Catalina Island is known for its crystal clear waters and pristine wildlife. But as the Los Angeles Times points out, its waters are harboring a dirty secret – they are among the most chronically polluted in the country. Largely because of the city of Avalon’s outdated sewage system, human waste flows mostly unchecked into the groundwater and into Avalon Bay. The city is planning a $5.1 million project to clean, repair and replace miles of sewer lines and make improvements at its sewer plant. 

In better news, the Los Angeles Times reports that California leads the nation in green jobs. As the Los Angeles Times writes, “The Brookings Institution report, which is likely to draw more debate over what constitutes a 'green' job, found that almost 320,000 people work in such jobs, and 90,000 of them are in the L.A. metropolitan area.” The jobs include installing solar panels, making electric vehicles and running organic farms.

So you know perchlorate, a toxic ingredient found in rocket fuel and fireworks? That chemical that is found in the groundwater of all states, but particularly in California which has been home to a thriving aerospace industry? The chemical that, when ingested, causes thyroid problems and fetal development issues? (Sick of question marks? Me too.) The Los Angeles Times reports that a new study from the U.S. Government Accountability Office concludes that “The Bush White House played a role in the U.S. Environmental Protection Agency's controversial 2008 decision not to regulate the drinking water contaminant perchlorate.” The Obama administration reversed this decision in February. 
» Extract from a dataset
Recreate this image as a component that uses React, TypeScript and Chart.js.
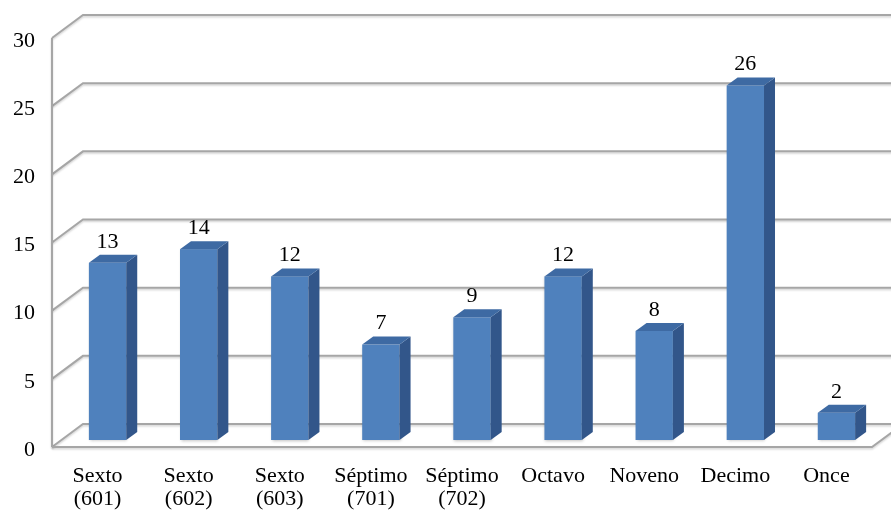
import React, { useEffect, useRef } from "react";
import { Chart, registerables } from "chart.js";

Chart.register(...registerables);

const categories: string[][] = [
  ["Sexto", "(601)"],
  ["Sexto", "(602)"],
  ["Sexto", "(603)"],
  ["Séptimo", "(701)"],
  ["Séptimo", "(702)"],
  ["Octavo"],
  ["Noveno"],
  ["Decimo"],
  ["Once"],
];
const values: number[] = [13, 14, 12, 7, 9, 12, 8, 26, 2];
const yMin = 0;
const yMax = 30;
const yStep = 5;

const FONT = "'Liberation Serif', 'Times New Roman', serif";
const DEPTH_X = 31;
const DEPTH_Y = -23;
const BAR_OFF_X = 10;
const BAR_OFF_Y = -7;
const BAR_DEPTH_X = 11;
const BAR_DEPTH_Y = -8;

const threeD = {
  id: "threeD",
  beforeDatasetsDraw(chart: any) {
    const ctx = chart.ctx as CanvasRenderingContext2D;
    const y = chart.scales.y;
    const area = chart.chartArea;
    ctx.save();
    ctx.lineWidth = 2;
    ctx.strokeStyle = "#A6A6A6";
    ctx.shadowColor = "rgba(0,0,0,0.18)";
    ctx.shadowBlur = 2;
    ctx.shadowOffsetY = 1.5;
    ctx.lineCap = "butt";
    for (let v = yMin; v <= yMax; v += yStep) {
      const py = y.getPixelForValue(v);
      ctx.beginPath();
      ctx.moveTo(area.left, py);
      ctx.lineTo(area.left + DEPTH_X, py + DEPTH_Y);
      ctx.lineTo(area.right + DEPTH_X + 40, py + DEPTH_Y);
      ctx.stroke();
    }
    ctx.beginPath();
    ctx.moveTo(area.left, y.getPixelForValue(yMax));
    ctx.lineTo(area.left, y.getPixelForValue(yMin));
    ctx.stroke();
    const p0 = y.getPixelForValue(yMin);
    ctx.beginPath();
    ctx.moveTo(area.left, p0);
    ctx.lineTo(area.right, p0);
    ctx.lineTo(area.right + DEPTH_X, p0 + DEPTH_Y);
    ctx.stroke();
    ctx.restore();
  },
  afterDatasetsDraw(chart: any) {
    const ctx = chart.ctx as CanvasRenderingContext2D;
    const meta = chart.getDatasetMeta(0);
    ctx.save();
    meta.data.forEach((bar: any, i: number) => {
      const w = bar.width;
      const x0 = bar.x - w / 2 + BAR_OFF_X;
      const x1 = bar.x + w / 2 + BAR_OFF_X;
      const yt = bar.y + BAR_OFF_Y;
      const yb = bar.base + BAR_OFF_Y;
      ctx.save();
      ctx.shadowColor = "rgba(0,0,0,0.25)";
      ctx.shadowBlur = 3;
      ctx.shadowOffsetX = 1;
      ctx.shadowOffsetY = 1;
      ctx.fillStyle = "#4F81BD";
      ctx.fillRect(x0, yt, x1 - x0, yb - yt);
      ctx.restore();
      ctx.fillStyle = "#32568A";
      ctx.beginPath();
      ctx.moveTo(x1, yt);
      ctx.lineTo(x1 + BAR_DEPTH_X, yt + BAR_DEPTH_Y);
      ctx.lineTo(x1 + BAR_DEPTH_X, yb + BAR_DEPTH_Y);
      ctx.lineTo(x1, yb);
      ctx.closePath();
      ctx.fill();
      ctx.fillStyle = "#3E6AA3";
      ctx.beginPath();
      ctx.moveTo(x0, yt);
      ctx.lineTo(x1, yt);
      ctx.lineTo(x1 + BAR_DEPTH_X, yt + BAR_DEPTH_Y);
      ctx.lineTo(x0 + BAR_DEPTH_X, yt + BAR_DEPTH_Y);
      ctx.closePath();
      ctx.fill();
      ctx.fillStyle = "#000";
      ctx.font = `22px ${FONT}`;
      ctx.textAlign = "center";
      ctx.textBaseline = "middle";
      ctx.fillText(String(values[i]), (x0 + x1) / 2, yt - 21);
    });
    ctx.restore();
  },
};

export default function App() {
  const ref = useRef<HTMLCanvasElement | null>(null);
  useEffect(() => {
    document.body.style.margin = "0";
    const canvas = ref.current;
    if (!canvas) return;
    const chart = new Chart(canvas, {
      type: "bar",
      data: {
        labels: categories,
        datasets: [
          {
            data: values,
            backgroundColor: "rgba(0,0,0,0)",
            borderWidth: 0,
            barPercentage: 0.41,
            categoryPercentage: 1,
          },
        ],
      },
      options: {
        animation: false,
        responsive: true,
        maintainAspectRatio: false,
        layout: { padding: { top: 38, right: 19, left: 0, bottom: 0 } },
        plugins: {
          legend: { display: false },
          tooltip: { enabled: false },
        },
        scales: {
          x: {
            offset: true,
            grid: { display: false, drawTicks: false },
            border: { display: false },
            ticks: {
              color: "#000",
              padding: 18,
              maxRotation: 0,
              autoSkip: false,
              font: { family: FONT, size: 22, lineHeight: 1.05 },
            },
            afterFit: (s: any) => {
              s.height = 63;
              s.paddingLeft = 0;
              s.paddingRight = 0;
            },
          },
          y: {
            min: yMin,
            max: yMax,
            grid: { display: false, drawTicks: false },
            border: { display: false },
            ticks: {
              stepSize: yStep,
              color: "#000",
              padding: 17,
              labelOffset: 3,
              font: { family: FONT, size: 22 },
            },
            afterFit: (s: any) => {
              s.width = 52;
              s.paddingTop = 0;
              s.paddingBottom = 0;
            },
          },
        },
      },
      plugins: [threeD],
    });
    return () => chart.destroy();
  }, []);
  return (
    <div style={{ position: "relative", width: 891, height: 510 }}>
      <canvas ref={ref} />
    </div>
  );
}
At least one local fisherman is unhappy with the state’s new marine protected areas for some of the Southern Californian coast. As the Laguna Beach Coastline Pilot reports, the Fish and Game Commission has announced that as of Oct. 1, fishing and the prohibition of removing plants, animals and other marine life (like shells) will be enforced in certain restricted coastal areas. Fishing enthusiast David Hansen writes that while the state believes it is doing the right thing by protecting marine resources and allowing species to replenish, “I wonder, however, how a boy with a fishing pole is going to hurt anything. This is not Japanese whalers slaughtering whales; this is not shark fin soup. This is a murky, heavy-handed law with questionable restrictions.” Note: We originally called this a "no fishing" law. But it is formally known as the Marine Life Protection Act, which they made to protect the economic, educational and environmental interests off California's coast.

And from Southern California to the world. reports that experts have already declared 2011 the costliest year for natural disasters. Offering up a picture montage of the various devastations that have struck including the Queenland’s flood of Australia to the June wildfires of the American southwest, gives us a sobering view of the emotional and economic tolls of natural disasters thus far.